Rencana Pemerintah Terbitkan Inpres Sanksi Peserta BPJS Kesehatan yang Menunggak Berpotensi Malaadministrasi

JAKARTA, KOMPAS.com - Ombudsman RI menilai, rencana pemerintah memberikan sanksi kepada peserta Badan Penyelenggara Jaminan Sosial ( BPJS) Kesehatan yang menunggak dengan menerbitkan Instruksi Presiden (Inpres) akan menjadi sebuah malaadministrasi.

Anggota Ombudsman RI Ahmad Alamsyah Saragih mengatakan, tidak seharusnya inpres mengatur tentang sanksi karena akan membatasi hak-hak orang.

"Kalau diterapkan sanksi, apalagi cuma inpres, menurut Ombudsman malaadministrasi karena membatasi hak orang lain," kata Alamsyah dalam diskusi bertajuk BPJS Salah Kelola, Pelayanan Publik Disandera di kawasan Cikini, Jakarta Pusat, Minggu (13/10/2019).

Menurut dia, inpres yang akan diterbitkan jangan mengatur soal sanksi tetapi lebih kepada mengintegrasikan beberapa pelayanan yang relevan.

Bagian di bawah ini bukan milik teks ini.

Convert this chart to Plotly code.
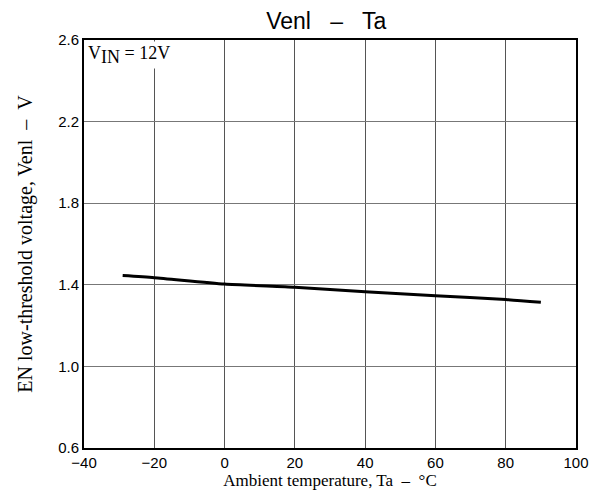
import plotly.graph_objects as go

ta = [-29, -20, 0, 20, 40, 60, 80, 90]
venl = [1.445, 1.435, 1.404, 1.388, 1.366, 1.346, 1.328, 1.314]

x_ticks = [-40, -20, 0, 20, 40, 60, 80, 100]
x_ticktext = ["\u221240", "\u221220", "0", "20", "40", "60", "80", "100"]
y_ticks = [0.6, 1.0, 1.4, 1.8, 2.2, 2.6]
y_ticktext = ["0.6", "1.0", "1.4", "1.8", "2.2", "2.6"]

SERIF = "Liberation Serif, Times New Roman, serif"
SANS = "Liberation Sans, Arial, sans-serif"
NB = "\u00a0"

fig = go.Figure()
fig.add_trace(go.Scatter(x=ta, y=venl, mode="lines",
                         line=dict(color="black", width=3, shape="spline", smoothing=0.6),
                         showlegend=False, hoverinfo="skip"))

fig.update_layout(
    width=595, height=489,
    margin=dict(l=76, r=27, t=32, b=49),
    paper_bgcolor="white", plot_bgcolor="white",
    title=dict(text="Venl" + NB * 3 + "\u2013" + NB * 3 + "Ta", x=0.535, xanchor="center",
               xref="container", y=0.99, yanchor="top",
               font=dict(family=SANS, size=23, color="black")),
    xaxis=dict(range=[-40, 100], tickvals=x_ticks, ticktext=x_ticktext,
               showgrid=True, gridcolor="#555555", gridwidth=1,
               showline=True, linecolor="black", linewidth=2, mirror=True,
               ticks="", tickfont=dict(family=SANS, size=15, color="black"),
               zeroline=False,
               title=dict(text="Ambient temperature, Ta" + NB * 2 + "\u2013" + NB * 2 + "\u00b0C",
                          standoff=2,
                          font=dict(family=SERIF, size=17, color="black"))),
    yaxis=dict(range=[0.6, 2.6], tickvals=y_ticks, ticktext=y_ticktext,
               showgrid=True, gridcolor="#777777", gridwidth=1,
               showline=True, linecolor="black", linewidth=2, mirror=True,
               ticks="", tickfont=dict(family=SANS, size=15, color="black"),
               zeroline=False,
               title=dict(text="EN low-threshold voltage, Venl" + NB * 2 + "\u2013" + NB * 2 + "V",
                          standoff=20,
                          font=dict(family=SERIF, size=20, color="black"))),
    annotations=[dict(x=0.004, y=0.998, xref="paper", yref="paper", xanchor="left", yanchor="top",
                      text="V<sub><span style='font-size:18px'>IN</span></sub> = 12V",
                      showarrow=False, bgcolor="white",
                      font=dict(family=SERIF, size=18, color="black"))],
)

fig.write_html("out.html")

"Yang dimaksud dengan relevan adalah bahwa kelancaran membayar iuran BPJS itu bisa mengamankan fungsi layanan itu sendiri, misalnya kredit bank. Itu kan berarti mengamankan potensi macet kredit itu apabila orang yang bersangkutan sakit dan tidak punya biaya," kata dia.

"Ketika dia jadi syarat dalam (pengajuan) SIM, jangan dilihat sebagai sanksi. Itu hanya sebagai syarat administratif untuk permohonan SIM, tapi pastikan pelayanan-pelayanannya relevan," kata dia.

Dengan demikian menurutnya, dalam inpres tersebut tidak perlu disebut sebagai sanksi, tetapi lebih kepada penyesuaian syarat-syarat administratif dalam pelayanan lain yang terkait.

Pemerintah berencana menerbitkan inpres untuk memberikan sanksi bagi peserta BPJS Kesehatan mandiri (bukan perusahaan) yang menunggak iuran. Inpres tersebut akan mengatur pembatasan bagi penunggak iuran untuk mengakses layanan publik dari pemerintah.

Pelayanan tersebut antara lain perpanjangan paspor, SIM, pengajuan kepemilikan rumah, serta pengajuan administrasi pertanahan.